Los obispos españoles manifestamos en el mensaje con motivo de esta beatificación en el año de la fe que “es una ocasión de gracia, de bendición y de paz para la Iglesia y para toda la sociedad. Vemos a los mártires como modelos de fe y, por tanto, de amor y de perdón. Son nuestros intercesores, para que pastores, consagrados y fieles laicos recibamos la luz y la fortaleza necesarias para vivir y anunciar con valentía y humildad el misterio del Evangelio, en el que se revela el designio divino de misericordia y de salvación, así como la verdad de la fraternidad entre los hombres. Ellos han de ayudarnos a profesar con integridad y valor la fe de Cristo. Los mártires murieron perdonando. Por eso, son mártires de Cristo, que en la Cruz perdonó a sus perseguidores.
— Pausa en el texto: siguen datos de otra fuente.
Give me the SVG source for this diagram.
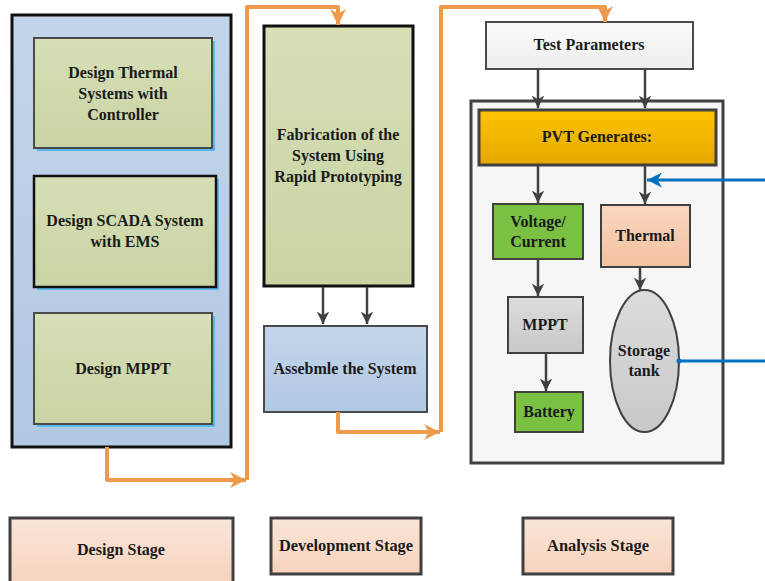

Celebrando su memoria y acogiéndose a su intercesión, la Iglesia desea ser sembradora de humanidad y reconciliación en una sociedad azotada por la crisis religiosa, moral, social y económica, en la que crecen las tensiones y los enfrentamientos”.

En medio de tantos callejones sin salida, de tantos absurdos y heridas, aparecen estos hermanos nuestros que siendo víctimas del odio mortal por su fe confesada y vivida, representan para nosotros un reclamo de perdón, de reconciliación, de vivencia cristiana audaz y sencilla. Son como una ciudad sobre el monte, el testimonio elocuente del verdadero amor y en el candelero de nuestro tiempo la luz más encendida.